--- BEGIN Information supplied ---

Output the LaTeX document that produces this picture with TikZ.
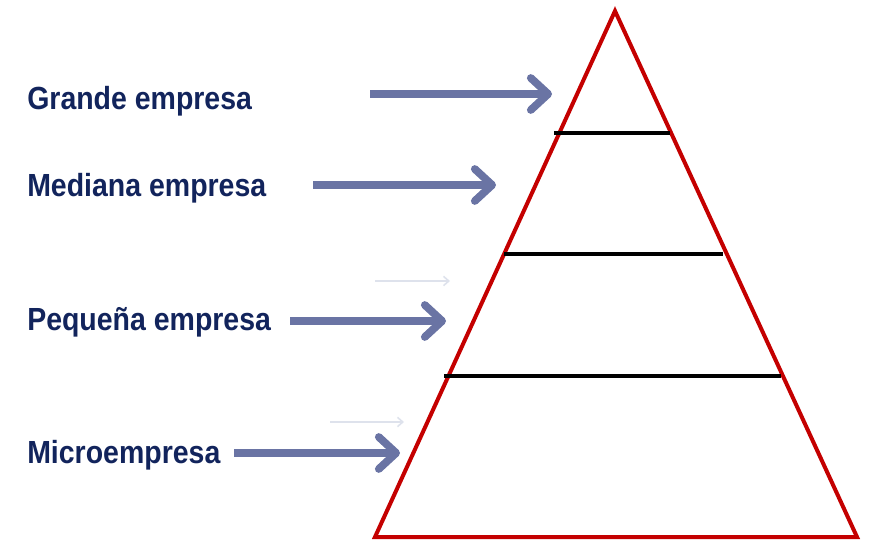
\documentclass[tikz,border=0pt]{standalone}
\usepackage{fontspec}
\setmainfont{Liberation Sans}
\newfontfamily\labelfont[FakeStretch=0.89]{Liberation Sans}
\usepackage{tikz}
\usetikzlibrary{arrows.meta}

\definecolor{navytext}{RGB}{18,36,92}
\definecolor{arrowblue}{RGB}{106,116,164}
\definecolor{fadedblue}{RGB}{222,226,236}
\definecolor{pyrred}{RGB}{196,0,0}

\begin{document}
\begin{tikzpicture}[
            x=0.75pt, y=-0.75pt,
            pyramid/.style={color=pyrred, line width=3pt, line join=miter},
            level/.style={color=black, line width=2.6pt},
            pointer/.style={color=arrowblue, line width=6.6pt, -{Straight Barb[length=13pt, width=24pt, line width=5.8pt, round]}},
            faded/.style={color=fadedblue, line width=1.2pt, -{Straight Barb[length=4pt, width=7pt]}},
            label/.style={anchor=base west, inner sep=0pt, color=navytext, font=\labelfont\bfseries\fontsize{24}{28}\selectfont}
        ]
            \useasboundingbox (0, 0) rectangle (871, 541);

            % triangle
            \coordinate (top) at (615, 11);
            \coordinate (bl) at (375, 537);
            \coordinate (br) at (857, 537);
            \draw[pyramid] (top) -- (br) -- (bl) -- cycle;

            % levels
            \coordinate (l1a) at (554, 133);
            \coordinate (l1b) at (670, 133);
            \coordinate (l2a) at (504, 254);
            \coordinate (l2b) at (723, 254);
            \coordinate (l3a) at (444, 376);
            \coordinate (l3b) at (781, 376);
            \draw[level] (l1a) -- (l1b);
            \draw[level] (l2a) -- (l2b);
            \draw[level] (l3a) -- (l3b);

            % labels
            \node[label] (grande) at (27, 110) {Grande empresa};
            \node[label] (mediana) at (27, 197) {Mediana empresa};
            \node[label] (pequena) at (27, 331) {Pequeña empresa};
            \node[label] (micro) at (27, 463) {Microempresa};

            % arrows
            \coordinate (g0) at (370, 94);
            \coordinate (g1) at (552, 94);
            \coordinate (m0) at (313, 185);
            \coordinate (m1) at (496, 185);
            \coordinate (p0) at (290, 321);
            \coordinate (p1) at (446, 321);
            \coordinate (c0) at (234, 453);
            \coordinate (c1) at (400, 453);
            \draw[pointer] (g0) -- (g1);
            \draw[pointer] (m0) -- (m1);
            \draw[pointer] (p0) -- (p1);
            \draw[pointer] (c0) -- (c1);

            % faint arrows
            \coordinate (f0) at (375, 281);
            \coordinate (f1) at (450, 281);
            \coordinate (h0) at (330, 422);
            \coordinate (h1) at (404, 422);
            \draw[faded] (f0) -- (f1);
            \draw[faded] (h0) -- (h1);

        \end{tikzpicture}
\end{document}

--- END Information supplied ---

**Written problem**
From the material above, copy everything exactly but the pictures.

**Solution for this task**
Output the LaTeX document that produces this picture with TikZ.
\documentclass[tikz,border=0pt]{standalone}
\usepackage{fontspec}
\setmainfont{Liberation Sans}
\newfontfamily\labelfont[FakeStretch=0.89]{Liberation Sans}
\usepackage{tikz}
\usetikzlibrary{arrows.meta}

\definecolor{navytext}{RGB}{18,36,92}
\definecolor{arrowblue}{RGB}{106,116,164}
\definecolor{fadedblue}{RGB}{222,226,236}
\definecolor{pyrred}{RGB}{196,0,0}

\begin{document}
\begin{tikzpicture}[
            x=0.75pt, y=-0.75pt,
            pyramid/.style={color=pyrred, line width=3pt, line join=miter},
            level/.style={color=black, line width=2.6pt},
            pointer/.style={color=arrowblue, line width=6.6pt, -{Straight Barb[length=13pt, width=24pt, line width=5.8pt, round]}},
            faded/.style={color=fadedblue, line width=1.2pt, -{Straight Barb[length=4pt, width=7pt]}},
            label/.style={anchor=base west, inner sep=0pt, color=navytext, font=\labelfont\bfseries\fontsize{24}{28}\selectfont}
        ]
            \useasboundingbox (0, 0) rectangle (871, 541);

            % triangle
            \coordinate (top) at (615, 11);
            \coordinate (bl) at (375, 537);
            \coordinate (br) at (857, 537);
            \draw[pyramid] (top) -- (br) -- (bl) -- cycle;

            % levels
            \coordinate (l1a) at (554, 133);
            \coordinate (l1b) at (670, 133);
            \coordinate (l2a) at (504, 254);
            \coordinate (l2b) at (723, 254);
            \coordinate (l3a) at (444, 376);
            \coordinate (l3b) at (781, 376);
            \draw[level] (l1a) -- (l1b);
            \draw[level] (l2a) -- (l2b);
            \draw[level] (l3a) -- (l3b);

            % labels
            \node[label] (grande) at (27, 110) {Grande empresa};
            \node[label] (mediana) at (27, 197) {Mediana empresa};
            \node[label] (pequena) at (27, 331) {Pequeña empresa};
            \node[label] (micro) at (27, 463) {Microempresa};

            % arrows
            \coordinate (g0) at (370, 94);
            \coordinate (g1) at (552, 94);
            \coordinate (m0) at (313, 185);
            \coordinate (m1) at (496, 185);
            \coordinate (p0) at (290, 321);
            \coordinate (p1) at (446, 321);
            \coordinate (c0) at (234, 453);
            \coordinate (c1) at (400, 453);
            \draw[pointer] (g0) -- (g1);
            \draw[pointer] (m0) -- (m1);
            \draw[pointer] (p0) -- (p1);
            \draw[pointer] (c0) -- (c1);

            % faint arrows
            \coordinate (f0) at (375, 281);
            \coordinate (f1) at (450, 281);
            \coordinate (h0) at (330, 422);
            \coordinate (h1) at (404, 422);
            \draw[faded] (f0) -- (f1);
            \draw[faded] (h0) -- (h1);

        \end{tikzpicture}
\end{document}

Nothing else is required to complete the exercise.